» Instructions to follow
Go through the material below and copy all lines with "chart".

══════════════════════════════

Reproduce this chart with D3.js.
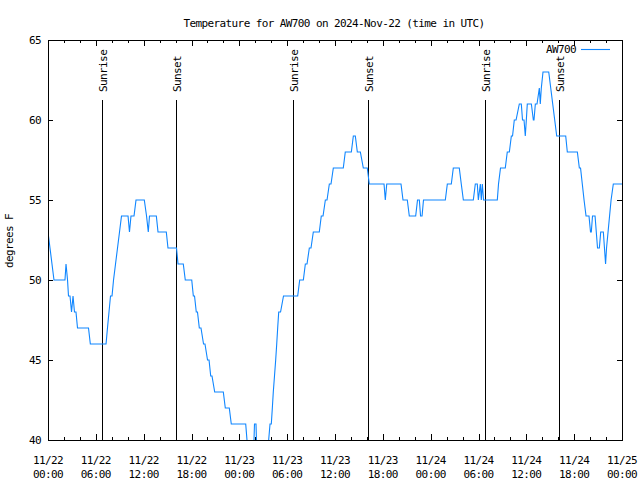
<!DOCTYPE html>
<html><head><meta charset="utf-8">
<script src="https://cdn.jsdelivr.net/npm/d3@7"></script>
<style>
html,body{margin:0;padding:0;background:#fff;}
svg text{font-family:"DejaVu Sans Mono",monospace;font-size:11px;letter-spacing:-0.6px;fill:#000;}
</style></head>
<body>
<svg id="chart" width="640" height="480"></svg>
<script>
// ---- data (hours after 2024-11-22 00:00 UTC, temperature in degrees F) ----
const startUTC = "2024-11-22T00:00:00Z";
const endUTC = "2024-11-25T00:00:00Z";
const hoursFromStart = [
 0.00,0.25,0.50,0.75,2.13,2.26,2.45,2.57,2.76,2.95,3.14,3.32,3.51,3.70,5.08,5.31,7.28,7.46,7.65,7.84,
 8.03,8.22,8.47,8.72,8.97,9.22,10.04,10.22,10.41,10.79,11.04,12.08,12.36,12.58,12.73,13.59,13.80,14.84,15.05,16.12,
 16.31,16.97,17.22,18.03,18.23,18.38,18.60,18.75,18.98,19.19,19.51,19.69,20.01,20.20,20.41,20.57,20.91,21.99,22.24,22.74,
 22.99,24.80,24.96,25.15,25.78,25.84,25.90,26.09,26.15,26.28,27.60,27.68,27.85,28.01,28.14,28.26,28.41,28.56,28.69,28.81,
 28.94,29.17,29.54,31.32,31.57,32.03,32.28,32.49,32.78,32.99,33.28,34.03,34.28,34.50,34.79,35.00,35.29,35.50,35.79,37.04,
 37.29,38.05,38.30,38.55,38.80,39.18,39.55,40.05,40.30,42.15,42.31,42.49,44.28,44.53,45.07,45.32,46.12,46.35,46.58,46.73,
 46.92,47.10,49.84,50.09,50.59,50.84,51.59,51.84,52.10,53.35,53.60,53.85,53.98,54.23,54.35,54.48,54.63,56.36,56.51,56.76,
 57.36,57.61,57.87,58.12,58.27,58.49,58.71,59.12,59.37,59.52,59.71,59.87,60.00,60.12,60.63,60.88,60.96,61.13,61.34,61.63,
 61.75,61.88,62.09,62.81,63.06,63.31,63.56,63.81,64.94,65.14,66.40,66.65,66.80,67.02,67.24,67.49,67.86,68.05,68.15,68.30,
 68.62,68.93,69.16,69.33,69.66,69.94,70.06,70.25,70.44,70.63,70.91,72.00
];
const temperatureF = [
 53,52,51,50,50,51,50,49,49,48,49,48,48,47,47,46,46,47,48,49,
 49,50,51,52,53,54,54,53,54,54,55,55,54,53,54,54,53,53,52,52,
 51,51,50,50,49,49,48,48,47,47,46,46,45,45,44,44,43,43,42,42,
 41,41,40,39,39,40,41,41,40,39,39,40,41,41,42,43,44,45,46,47,
 48,48,49,49,50,50,51,51,52,52,53,53,54,54,55,55,56,56,57,57,
 58,58,59,59,58,58,57,57,56,56,55,56,56,55,55,54,54,55,55,54,
 54,55,55,56,56,57,57,56,55,55,56,56,55,56,55,56,55,55,56,57,
 57,58,58,59,59,60,60,61,61,60,60,59,60,61,61,60,60,61,61,62,
 61,62,63,63,62,61,60,59,59,58,58,57,57,56,55,54,54,53,53,54,
 54,52,52,53,53,51,52,53,54,55,56,56
];
const sunEvents = ["Sunrise","Sunset","Sunrise","Sunset","Sunrise","Sunset"];
const sunTimesUTC = ["2024-11-22T06:43:00Z","2024-11-22T16:03:00Z","2024-11-23T06:46:00Z",
                     "2024-11-23T16:10:00Z","2024-11-24T06:52:00Z","2024-11-24T16:08:00Z"];
const yTickValues = [40,45,50,55,60,65];
const seriesName = "AW700";
const titleText = "Temperature for AW700 on 2024-Nov-22 (time in UTC)";
const yLabelText = "degrees F";

// ---- layout ----
const W = 640, H = 480;
const L = 48, R = 622, T = 40, B = 440;
const svg = d3.select("#chart");

const t0 = new Date(startUTC);
const points = hoursFromStart.map((h, i) => ({t: new Date(t0.getTime() + h * 3600e3), v: temperatureF[i]}));

const x = d3.scaleUtc().domain([new Date(startUTC), new Date(endUTC)]).range([L, R]);
const y = d3.scaleLinear().domain([40, 65]).range([B, T]);

// clip
svg.append("defs").append("clipPath").attr("id", "plotclip")
  .append("rect").attr("x", L).attr("y", T).attr("width", R - L).attr("height", B - T);

// minor x ticks (2h) bottom/top
const minorTicks = d3.utcHour.every(2).range(x.domain()[0], new Date(x.domain()[1].getTime() + 1));
const majorTicks = d3.utcHour.every(6).range(x.domain()[0], new Date(x.domain()[1].getTime() + 1));
const tickG = svg.append("g").attr("stroke", "#000").attr("stroke-width", 1).attr("shape-rendering", "crispEdges");
minorTicks.forEach(d => {
  const xx = Math.round(x(d)) + 0.5;
  tickG.append("line").attr("x1", xx).attr("x2", xx).attr("y1", B).attr("y2", B - 3);
  tickG.append("line").attr("x1", xx).attr("x2", xx).attr("y1", T).attr("y2", T + 3);
});
majorTicks.forEach(d => {
  const xx = Math.round(x(d)) + 0.5;
  tickG.append("line").attr("x1", xx).attr("x2", xx).attr("y1", B).attr("y2", B - 6);
  tickG.append("line").attr("x1", xx).attr("x2", xx).attr("y1", T).attr("y2", T + 6);
});
yTickValues.forEach(v => {
  const yy = Math.round(y(v)) + 0.5;
  tickG.append("line").attr("x1", L).attr("x2", L + 5).attr("y1", yy).attr("y2", yy);
  tickG.append("line").attr("x1", R).attr("x2", R - 5).attr("y1", yy).attr("y2", yy);
});

// x labels
const fDate = d3.utcFormat("%m/%d"), fTime = d3.utcFormat("%H:%M");
const xl = svg.append("g");
majorTicks.forEach(d => {
  const tx = xl.append("text").attr("text-anchor", "middle").attr("x", x(d));
  tx.append("tspan").attr("x", x(d)).attr("y", 464).text(fDate(d));
  tx.append("tspan").attr("x", x(d)).attr("y", 478).text(fTime(d));
});
// y labels
yTickValues.forEach(v => {
  svg.append("text").attr("x", 41).attr("y", y(v) + 4).attr("text-anchor", "end").text(v);
});

// sunrise/sunset lines
sunTimesUTC.forEach((s, i) => {
  const xx = Math.round(x(new Date(s))) + 0.5;
  svg.append("line").attr("x1", xx).attr("x2", xx)
    .attr("y1", B - 0.85 * (B - T)).attr("y2", B)
    .attr("stroke", "#000").attr("stroke-width", 1).attr("shape-rendering", "crispEdges");
  svg.append("text").attr("transform", `translate(${xx + 4},${B - 0.87 * (B - T)}) rotate(-90)`)
    .attr("text-anchor", "start").text(sunEvents[i]);
});

// data line
const line = d3.line().x(d => x(d.t)).y(d => y(d.v));
svg.append("path").datum(points).attr("clip-path", "url(#plotclip)")
  .attr("d", line).attr("fill", "none").attr("stroke", "#0f86ff").attr("stroke-width", 1.1);

// border
svg.append("rect").attr("x", L + 0.5).attr("y", T + 0.5).attr("width", R - L).attr("height", B - T)
  .attr("fill", "none").attr("stroke", "#000").attr("stroke-width", 1).attr("shape-rendering", "crispEdges");

// legend
svg.append("text").attr("x", 576).attr("y", 53).attr("text-anchor", "end").text(seriesName);
svg.append("line").attr("x1", 581).attr("x2", 610).attr("y1", 49.5).attr("y2", 49.5)
  .attr("stroke", "#0f86ff").attr("stroke-width", 1.1);

// title and y label
svg.append("text").attr("x", 334).attr("y", 27).attr("text-anchor", "middle").text(titleText);
svg.append("text").attr("transform", "translate(13,241) rotate(-90)").attr("text-anchor", "middle").text(yLabelText);
</script>
</body></html>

══════════════════════════════

» Solution for this exercise
Reproduce this chart with D3.js.
<svg id="chart" width="640" height="480"></svg>
const svg = d3.select("#chart");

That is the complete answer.